At the UN’s 27th annual climate change conference (COP27), the UN Secretary-General António Guterres addressed the need to prevent greenwashing. His recommendations included linking executive pay to meeting climate goals; setting targets that cover all greenhouse gas emissions across the full value chain; and not lobbying against governments’ climate policies.

The UK is cracking down with new anti-greenwashing regulation, and funds claiming to be sustainable will need to adhere to new stringent requirements in order to call themselves sustainable. This is expected to take effect by 2024.

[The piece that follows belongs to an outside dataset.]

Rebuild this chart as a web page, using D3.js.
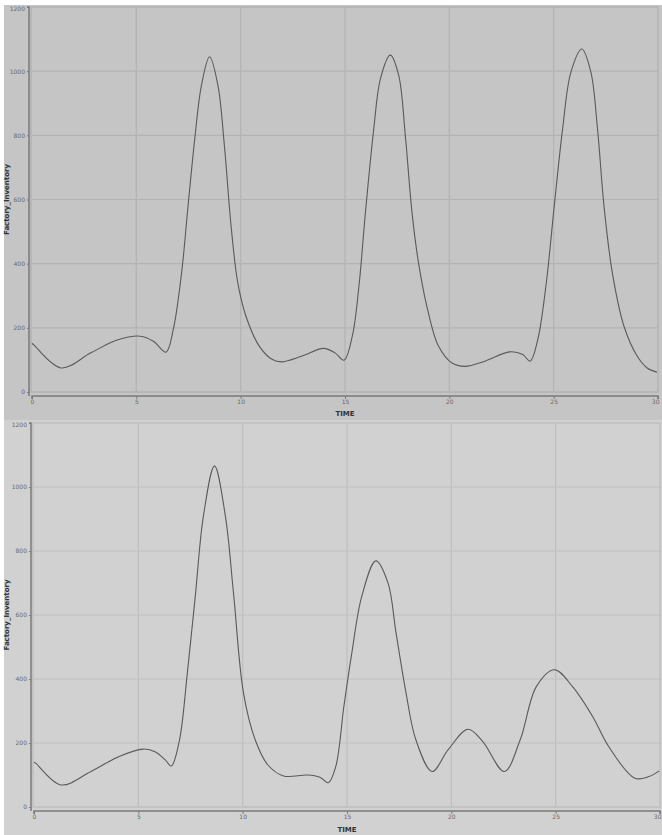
<!DOCTYPE html>
<html><head><meta charset="utf-8">
<script src="https://cdn.jsdelivr.net/npm/d3@7"></script>
<style>html,body{margin:0;padding:0;background:#fff;}svg{display:block;}</style>
</head><body>
<svg id="c" width="662" height="835"></svg>
<script>
// ---- data ----
const xTicks = [0, 5, 10, 15, 20, 25, 30];
const yTicks = [0, 200, 400, 600, 800, 1000, 1200];
const xLabel = "TIME";
const yLabel = "Factory_Inventory";

const topTime = [0, 0.1, 1.39, 2.82, 4.08, 5.19, 5.82, 6.42, 6.77, 7.17, 7.48, 7.8, 8.12, 8.51, 8.91, 9.22, 9.54, 9.86, 10.25, 10.89, 11.52, 11.99, 12.94, 13.97, 14.52, 14.95, 15.35, 15.67, 15.98, 16.38, 16.7, 17.17, 17.57, 17.89, 18.21, 18.52, 18.92, 19.48, 20.11, 20.75, 21.7, 22.89, 23.52, 23.87, 24.24, 24.63, 25.03, 25.43, 25.83, 26.35, 26.78, 27.1, 27.41, 27.81, 28.37, 29.0, 29.48, 29.95];
const topInv  = [152, 146, 75, 122, 162, 174, 158, 124, 195, 372, 581, 789, 956, 1045, 956, 768, 518, 341, 237, 143, 101, 94, 112, 136, 122, 99, 174, 331, 560, 821, 977, 1050, 988, 800, 560, 404, 268, 143, 91, 80, 96, 125, 117, 96, 164, 331, 581, 821, 998, 1069, 998, 821, 581, 372, 205, 112, 75, 62];

const botTime = [0, 0.08, 1.29, 2.73, 4.08, 5.23, 5.8, 6.29, 6.58, 6.96, 7.35, 7.73, 8.12, 8.65, 9.17, 9.56, 10.04, 10.6, 11.2, 11.96, 13.1, 13.7, 14.1, 14.46, 14.85, 15.23, 15.71, 16.38, 16.96, 17.35, 17.83, 18.3, 19.08, 19.85, 20.8, 21.5, 22.54, 23.3, 24.08, 24.94, 25.8, 26.77, 27.54, 28.79, 29.46, 29.96];
const botInv  = [140, 137, 69, 111, 158, 181, 173, 147, 128, 205, 419, 659, 910, 1066, 910, 669, 356, 210, 132, 97, 100, 93, 76, 126, 314, 481, 659, 769, 701, 544, 356, 210, 111, 179, 243, 205, 111, 210, 377, 429, 377, 283, 189, 90, 95, 113];

// ---- layout ----
const svg = d3.select("#c");
const panels = [
  {time: topTime, inv: topInv, bg: "#c5c5c5", grid: "#b3b3b3", y0: 5, y1: 420,
   px0: 32, px1: 658, py0: 392, py1: 7, axX: 29, axY: 396, titleY: 416, yLabelX: 9},
  {time: botTime, inv: botInv, bg: "#d1d1d1", grid: "#bfbfbf", y0: 420, y1: 835,
   px0: 34, px1: 660, py0: 807, py1: 423, axX: 31, axY: 811, titleY: 832, yLabelX: 9}
];

panels.forEach(p => {
  const g = svg.append("g");
  g.append("rect").attr("x", 4).attr("y", p.y0).attr("width", 658).attr("height", p.y1 - p.y0).attr("fill", p.bg);

  const x = d3.scaleLinear().domain([0, 30]).range([p.px0, p.px1]);
  const y = d3.scaleLinear().domain([0, 1200]).range([p.py0, p.py1]);

  // plot border
  g.append("rect").attr("x", p.px0 - 1).attr("y", p.py1).attr("width", p.px1 - p.px0 + 1).attr("height", p.py0 - p.py1)
    .attr("fill", "none").attr("stroke", p.grid).attr("stroke-width", 1.5);

  // grid
  g.selectAll(".gx").data(xTicks.slice(1, -1)).join("line")
    .attr("x1", d => x(d)).attr("x2", d => x(d)).attr("y1", p.py1).attr("y2", p.py0)
    .attr("stroke", p.grid).attr("stroke-width", 1.2);
  g.selectAll(".gy").data(yTicks.slice(1, -1)).join("line")
    .attr("x1", p.px0).attr("x2", p.px1).attr("y1", d => y(d)).attr("y2", d => y(d))
    .attr("stroke", p.grid).attr("stroke-width", 1.2);

  // axes
  const fmt = d3.format("d");
  const yAxis = d3.axisLeft(y).tickValues(yTicks).tickFormat(fmt).tickSize(2).tickPadding(2);
  const ya = g.append("g").attr("transform", `translate(${p.axX},0)`).call(yAxis);
  const xAxis = d3.axisBottom(x).tickValues(xTicks).tickFormat(fmt).tickSize(3).tickPadding(1);
  const xa = g.append("g").attr("transform", `translate(0,${p.axY})`).call(xAxis);
  [ya, xa].forEach(a => {
    a.select(".domain").attr("stroke", "#7a7a7a").attr("stroke-width", 1.5);
    a.selectAll(".tick line").attr("stroke", "#7a7a7a");
    a.selectAll(".tick text").attr("fill", "#6a6a6a").style("font-family", "DejaVu Sans, sans-serif").style("font-size", "6px");
  });
  xa.selectAll(".tick text").filter(d => d === 30).attr("text-anchor", "end").attr("dx", 1);
  ya.selectAll(".tick text").filter(d => d === 1200).attr("dy", "0.6em");
  ya.select(".domain").attr("d", `M-2,${p.py1}H0V${p.py0 + 4}`);
  xa.select(".domain").attr("d", `M${p.px0},3V0H${p.px1}V3`);

  // axis titles
  g.append("text").attr("x", (p.px0 + p.px1) / 2).attr("y", p.titleY).attr("text-anchor", "middle")
    .style("font-family", "DejaVu Sans, sans-serif").style("font-size", "7px").style("font-weight", "bold")
    .attr("fill", "#333").text(xLabel);
  g.append("text").attr("transform", `translate(${p.yLabelX},${(p.py0 + p.py1) / 2}) rotate(-90)`)
    .attr("text-anchor", "middle")
    .style("font-family", "DejaVu Sans, sans-serif").style("font-size", "7px").style("font-weight", "bold")
    .attr("fill", "#333").text(yLabel);

  // line
  const data = p.time.map((t, i) => [t, p.inv[i]]);
  const line = d3.line().x(d => x(d[0])).y(d => y(d[1])).curve(d3.curveCatmullRom.alpha(0.5));
  g.append("path").datum(data).attr("d", line).attr("fill", "none")
    .attr("stroke", "#5a5a5a").attr("stroke-width", 1.1);
});
</script>
</body></html>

“Once implemented, UK investors should be able to have more confidence that any sustainability-related claims are clear, fair and not misleading,” according to a statement from Hargreaves Lansdown.

“In the meantime, investors can use companies’ websites, annual reports and sustainability reports to assess whether there’s a clear roadmap that includes targets, deadlines and dedicated spending to meet their sustainable claims. Figures should not be looked at in isolation, it’s important to consider the bigger picture.”

The recently held FIFA World Cup in Qatar claimed to be the first ‘carbon neutral World Cup’ but official figures estimated it was responsible for 3.6 million tonnes of CO2 – roughly the annual emissions of the Democratic Republic of the Congo.